Copy everything in the listing below word for word, apart from any images.

+ + + + + + +

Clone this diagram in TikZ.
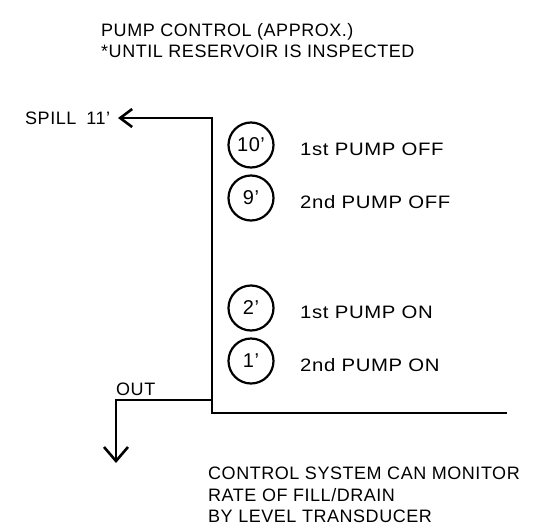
\documentclass[tikz,border=0pt]{standalone}
\usepackage{fontspec}
\setmainfont{Liberation Sans}[LetterSpace=3]
\usetikzlibrary{arrows.meta}
\begin{document}
\begin{tikzpicture}[x=1pt,y=-1pt,
  txt/.style={anchor=base west, inner sep=0pt, font=\fontsize{18}{18}\selectfont},
  lbl/.style={txt, xscale=1.13, transform shape},
  lvl/.style={circle, draw, line width=2.2pt, minimum size=45pt, inner sep=0pt, font=\fontsize{20}{20}\selectfont},
  pipe/.style={line width=2.6pt},
  barb/.style={-{Straight Barb[length=14pt,width=24pt,line width=2.6pt]}},
  sbarb/.style={-{Straight Barb[length=12pt,width=18pt,line width=2.6pt]}}]
\useasboundingbox (0,0) rectangle (556,530);
% title
\node[txt] (t1) at (101,36.5) {PUMP CONTROL (APPROX.)};
\node[txt] (t2) at (101,57.5) {*UNTIL RESERVOIR IS INSPECTED};
% spill
\node[txt] (spill) at (25,124.5) {SPILL\hspace{10pt}11'};
\coordinate (spilltip) at (118,118);
\coordinate (top) at (212,118);
\coordinate (bend) at (212,413);
\coordinate (end) at (507,413);
\draw[pipe,sbarb] (end) -- (bend) -- (top) -- (spilltip);
% out
\node[txt] (out) at (116,395) {OUT};
\coordinate (outR) at (212,400);
\coordinate (outL) at (116,400);
\coordinate (outtip) at (116,463);
\draw[pipe,barb] (outR) -- (outL) -- (outtip);
% levels
\node[lvl] (c10) at (251,145) {10'};
\node[lvl] (c9) at (251,198) {9'};
\node[lvl] (c2) at (251,308) {2'};
\node[lvl] (c1) at (251,361) {1'};
\node[lbl] (l10) at (300,155.5) {1st PUMP OFF};
\node[lbl] (l9) at (300,208.5) {2nd PUMP OFF};
\node[lbl] (l2) at (300,318.5) {1st PUMP ON};
\node[lbl] (l1) at (300,371.5) {2nd PUMP ON};
% note
\node[txt] (n1) at (208,479.5) {CONTROL SYSTEM CAN MONITOR};
\node[txt] (n2) at (208,501.5) {RATE OF FILL/DRAIN};
\node[txt] (n3) at (208,522.5) {BY LEVEL TRANSDUCER};
\end{tikzpicture}
\end{document}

+ + + + + + +

**THE RESULT**.
Clone this diagram in TikZ.
\documentclass[tikz,border=0pt]{standalone}
\usepackage{fontspec}
\setmainfont{Liberation Sans}[LetterSpace=3]
\usetikzlibrary{arrows.meta}
\begin{document}
\begin{tikzpicture}[x=1pt,y=-1pt,
  txt/.style={anchor=base west, inner sep=0pt, font=\fontsize{18}{18}\selectfont},
  lbl/.style={txt, xscale=1.13, transform shape},
  lvl/.style={circle, draw, line width=2.2pt, minimum size=45pt, inner sep=0pt, font=\fontsize{20}{20}\selectfont},
  pipe/.style={line width=2.6pt},
  barb/.style={-{Straight Barb[length=14pt,width=24pt,line width=2.6pt]}},
  sbarb/.style={-{Straight Barb[length=12pt,width=18pt,line width=2.6pt]}}]
\useasboundingbox (0,0) rectangle (556,530);
% title
\node[txt] (t1) at (101,36.5) {PUMP CONTROL (APPROX.)};
\node[txt] (t2) at (101,57.5) {*UNTIL RESERVOIR IS INSPECTED};
% spill
\node[txt] (spill) at (25,124.5) {SPILL\hspace{10pt}11'};
\coordinate (spilltip) at (118,118);
\coordinate (top) at (212,118);
\coordinate (bend) at (212,413);
\coordinate (end) at (507,413);
\draw[pipe,sbarb] (end) -- (bend) -- (top) -- (spilltip);
% out
\node[txt] (out) at (116,395) {OUT};
\coordinate (outR) at (212,400);
\coordinate (outL) at (116,400);
\coordinate (outtip) at (116,463);
\draw[pipe,barb] (outR) -- (outL) -- (outtip);
% levels
\node[lvl] (c10) at (251,145) {10'};
\node[lvl] (c9) at (251,198) {9'};
\node[lvl] (c2) at (251,308) {2'};
\node[lvl] (c1) at (251,361) {1'};
\node[lbl] (l10) at (300,155.5) {1st PUMP OFF};
\node[lbl] (l9) at (300,208.5) {2nd PUMP OFF};
\node[lbl] (l2) at (300,318.5) {1st PUMP ON};
\node[lbl] (l1) at (300,371.5) {2nd PUMP ON};
% note
\node[txt] (n1) at (208,479.5) {CONTROL SYSTEM CAN MONITOR};
\node[txt] (n2) at (208,501.5) {RATE OF FILL/DRAIN};
\node[txt] (n3) at (208,522.5) {BY LEVEL TRANSDUCER};
\end{tikzpicture}
\end{document}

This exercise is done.